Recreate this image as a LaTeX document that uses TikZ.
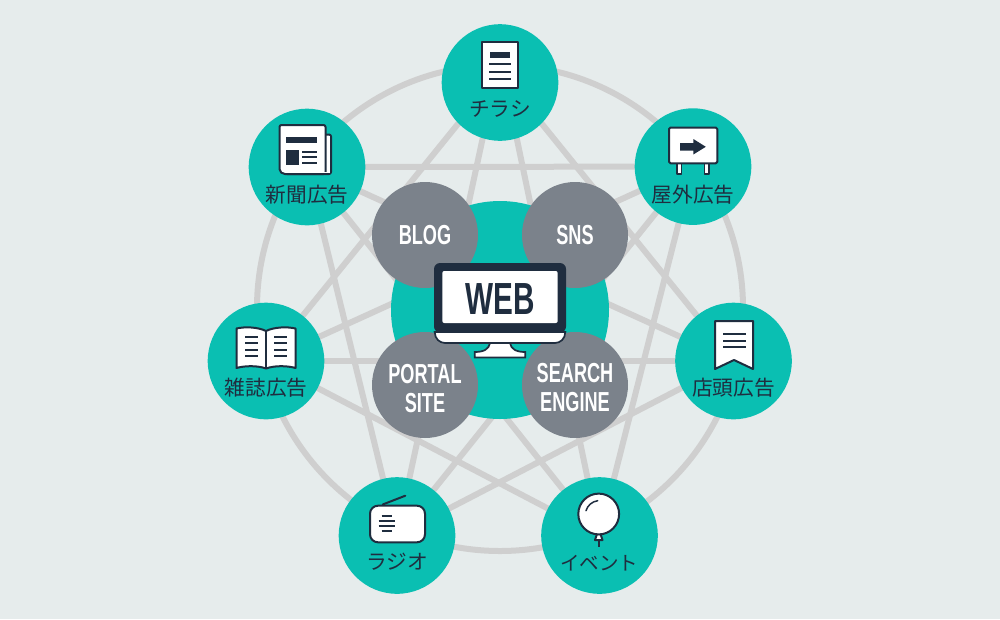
\documentclass[tikz,border=0pt]{standalone}
\usepackage{fontspec}
\setmainfont{Liberation Sans}
\newfontfamily\jpfont{Noto Sans CJK JP}
\newfontfamily\condfont[FakeStretch=0.66]{Liberation Sans Bold}
\usetikzlibrary{backgrounds}
\definecolor{bgc}{HTML}{E6ECEC}
\definecolor{tealc}{HTML}{0ABFB2}
\definecolor{grayc}{HTML}{7B828B}
\definecolor{darkc}{HTML}{1F2D3F}
\definecolor{linec}{HTML}{CFCFCF}
\tikzset{
  x=1pt,y=-1pt,
  medium/.style={circle,fill=tealc,minimum size=116.6pt,inner sep=0pt},
  hub/.style={circle,fill=tealc,minimum size=218pt,inner sep=0pt},
  blob/.style={circle,fill=grayc,minimum size=106pt,inner sep=0pt},
  ringnode/.style={circle,draw=linec,line width=6pt,minimum size=486pt,inner sep=0pt},
  chord/.style={draw=linec,line width=6pt},
  jplabel/.style={font=\jpfont\fontsize{20.7}{24}\selectfont,text=darkc,inner sep=0pt},
  blobtext/.style={font=\condfont\fontsize{27.5}{29}\selectfont,text=white,align=center,inner sep=0pt},
  ico/.style={draw=darkc,fill=white,line width=2pt,line join=round},
  icoline/.style={draw=darkc,line width=2pt},
  icofill/.style={fill=darkc},
}
\begin{document}
\begin{tikzpicture}
\useasboundingbox (0,0) rectangle (1000,619);

% media nodes
\node[medium] (flyer) at (500,82.5) {};
\node[medium] (sign) at (693,166.6) {};
\node[medium] (store) at (733.5,361) {};
\node[medium] (event) at (599.5,535.5) {};
\node[medium] (radio) at (397,535.5) {};
\node[medium] (magazine) at (266,361) {};
\node[medium] (newspaper) at (307,167) {};
\coordinate (flyerA) at (500,58);
\coordinate (flyerB) at (500,72);

% connectors behind everything
\begin{scope}[on background layer]
  \fill[bgc] (0,0) rectangle (1000,619);
  \node[ringnode] (ring) at (500,308) {};
  \draw[chord] (flyerB) -- (store.center);
  \draw[chord] (flyerA) -- (event.center);
  \draw[chord] (flyerA) -- (radio.center);
  \draw[chord] (flyerB) -- (magazine.center);
  \draw[chord] (sign.center) -- (event.center);
  \draw[chord] (sign.center) -- (radio.center);
  \draw[chord] (sign.center) -- (magazine.center);
  \draw[chord] (sign.center) -- (newspaper.center);
  \draw[chord] (store.center) -- (radio.center);
  \draw[chord] (store.center) -- (magazine.center);
  \draw[chord] (store.center) -- (newspaper.center);
  \draw[chord] (event.center) -- (magazine.center);
  \draw[chord] (event.center) -- (newspaper.center);
  \draw[chord] (radio.center) -- (newspaper.center);
\end{scope}

% centre
\node[hub] (web) at (500,310) {};
\node[blob] (blog) at (425,235) {};
\node[blob] (sns) at (575,235) {};
\node[blob] (portal) at (425,385) {};
\node[blob] (search) at (575,385) {};
\node[blobtext] (blogt) at (425,235) {BLOG};
\node[blobtext] (snst) at (575,235) {SNS};
\node[blobtext] (portalt) at (425,389) {PORTAL\\SITE};
\node[blobtext] (searcht) at (575,387.5) {SEARCH\\ENGINE};

% monitor
\draw[icoline,fill=white,line width=1.7pt] (474.7,357.5) -- (474.7,352) .. controls (484,352) and (489,349) .. (490,343) -- (510,343) .. controls (511,349) and (516,352) .. (525.3,352) -- (525.3,357.5) -- cycle;
\draw[icoline,fill=white,line width=1.7pt] (434.7,332) -- (565.3,332) .. controls (565.3,339) and (560,343) .. (555,343) -- (445,343) .. controls (440,343) and (434.7,339) .. (434.7,332) -- cycle;
\fill[darkc,rounded corners=6pt] (434,332.5) -- (434,263) -- (566,263) -- (566,332.5) -- cycle;
\fill[white,rounded corners=2pt] (442.3,323) -- (442.3,271) -- (557.7,271) -- (557.7,323) -- cycle;
\node[font=\condfont\fontsize{45}{45}\selectfont,text=darkc,inner sep=0pt] (webt) at (500,299.5) {WEB};

% flyer icon
\draw[ico] (482,42) rectangle (518.3,88);
\fill[icofill] (490,52) rectangle (510,58);
\draw[icoline] (489,64.3) -- (511,64.3) (489,71.5) -- (511,71.5) (489,78.7) -- (511,78.7);
\node[jplabel] (flyert) at (500,109) {チラシ};

% sign icon
\draw[ico,line width=1.7pt] (677,163) rectangle (681.5,174);
\draw[ico,line width=1.7pt] (704.5,163) rectangle (709,174);
\draw[ico,rounded corners=1.5pt] (669,127.5) rectangle (717.3,163.3);
\fill[icofill] (680,143) -- (693.3,143) -- (693.3,139) -- (705.8,146.8) -- (693.3,154.5) -- (693.3,150.7) -- (680,150.7) -- cycle;
\node[jplabel] (signt) at (693,195) {屋外広告};

% store icon
\draw[ico] (715,321) -- (753,321) -- (753,369) -- (734,360) -- (715,369) -- cycle;
\draw[icoline] (723,334) -- (745.7,334) (723,340.7) -- (745.7,340.7) (723,347) -- (745.7,347);
\node[jplabel] (storet) at (733.5,388) {店頭広告};

% balloon icon
\draw[icoline] (598.7,540) -- (598.7,546.5);
\draw[ico] (595,540) -- (602.5,540) -- (600.5,534) -- (597,534) -- cycle;
\draw[ico] (598.7,514) circle[radius=20.4pt];
\draw[icoline,line width=1.5pt,line cap=round] (586,510.7) .. controls (587.5,505.5) and (592,501.5) .. (597.7,500.7);
\node[jplabel,font=\jpfont\fontsize{19.5}{24}\selectfont] (eventt) at (599,563) {イベント};

% radio icon
\draw[icoline,line cap=round] (382.7,504.5) -- (405.3,495.7);
\draw[ico,rounded corners=8pt] (370,505.7) rectangle (425,542.3);
\draw[icoline,line width=1.8pt] (381.7,516) -- (392,516) (378.5,521.3) -- (395,521.3) (378.5,526) -- (395,526) (381.7,531.3) -- (392,531.3);
\node[jplabel] (radiot) at (397,561.7) {ラジオ};

% book icon
\draw[ico] (266,331) .. controls (258,327) and (245,326.5) .. (236.5,328.5) -- (236.5,368) .. controls (245,365.5) and (258,365.5) .. (266,368.5) .. controls (274,365.5) and (287,365.5) .. (295.5,368) -- (295.5,328.5) .. controls (287,326.5) and (274,327) .. (266,331) -- cycle;
\draw[icoline] (266,331) -- (266,368);
\draw[icoline] (245,337) -- (258.3,337) (245,343.3) -- (258.3,343.3) (245,349.5) -- (258.3,349.5) (245,355.5) -- (258.3,355.5);
\draw[icoline] (274,337) -- (287.3,337) (274,343.3) -- (287.3,343.3) (274,349.5) -- (287.3,349.5) (274,355.5) -- (287.3,355.5);
\node[jplabel] (magazinet) at (266,388) {雑誌広告};

% newspaper icon
\draw[ico,rounded corners=2pt] (320,134.5) -- (331,134.5) -- (331,174) -- (285,174) -- (285,134.5) -- cycle;
\draw[ico,rounded corners=2pt] (279.5,125) -- (325.5,125) -- (325.5,174) -- (283,174) -- (279.5,171) -- cycle;
\fill[white] (327,136) rectangle (329.7,172.5);
\fill[white] (320,172.3) rectangle (329.7,173.2);
\fill[icofill] (285.7,136.7) rectangle (317.3,143);
\fill[icofill] (285.7,150) rectangle (299,165);
\draw[icoline,line width=1.7pt] (302,151.7) -- (317.3,151.7) (302,157.3) -- (317.3,157.3) (302,162.9) -- (317.3,162.9);
\node[jplabel] (newspapert) at (307,195) {新聞広告};
\end{tikzpicture}
\end{document}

= PROBLEM TO WORK ON =
Print, exactly as written, the lines above from the first one to the one containing "(flyerB) at (500,72);". Leave out pictures.

= ANSWER IN FULL =
Recreate this image as a LaTeX document that uses TikZ.
\documentclass[tikz,border=0pt]{standalone}
\usepackage{fontspec}
\setmainfont{Liberation Sans}
\newfontfamily\jpfont{Noto Sans CJK JP}
\newfontfamily\condfont[FakeStretch=0.66]{Liberation Sans Bold}
\usetikzlibrary{backgrounds}
\definecolor{bgc}{HTML}{E6ECEC}
\definecolor{tealc}{HTML}{0ABFB2}
\definecolor{grayc}{HTML}{7B828B}
\definecolor{darkc}{HTML}{1F2D3F}
\definecolor{linec}{HTML}{CFCFCF}
\tikzset{
  x=1pt,y=-1pt,
  medium/.style={circle,fill=tealc,minimum size=116.6pt,inner sep=0pt},
  hub/.style={circle,fill=tealc,minimum size=218pt,inner sep=0pt},
  blob/.style={circle,fill=grayc,minimum size=106pt,inner sep=0pt},
  ringnode/.style={circle,draw=linec,line width=6pt,minimum size=486pt,inner sep=0pt},
  chord/.style={draw=linec,line width=6pt},
  jplabel/.style={font=\jpfont\fontsize{20.7}{24}\selectfont,text=darkc,inner sep=0pt},
  blobtext/.style={font=\condfont\fontsize{27.5}{29}\selectfont,text=white,align=center,inner sep=0pt},
  ico/.style={draw=darkc,fill=white,line width=2pt,line join=round},
  icoline/.style={draw=darkc,line width=2pt},
  icofill/.style={fill=darkc},
}
\begin{document}
\begin{tikzpicture}
\useasboundingbox (0,0) rectangle (1000,619);

% media nodes
\node[medium] (flyer) at (500,82.5) {};
\node[medium] (sign) at (693,166.6) {};
\node[medium] (store) at (733.5,361) {};
\node[medium] (event) at (599.5,535.5) {};
\node[medium] (radio) at (397,535.5) {};
\node[medium] (magazine) at (266,361) {};
\node[medium] (newspaper) at (307,167) {};
\coordinate (flyerA) at (500,58);
\coordinate (flyerB) at (500,72);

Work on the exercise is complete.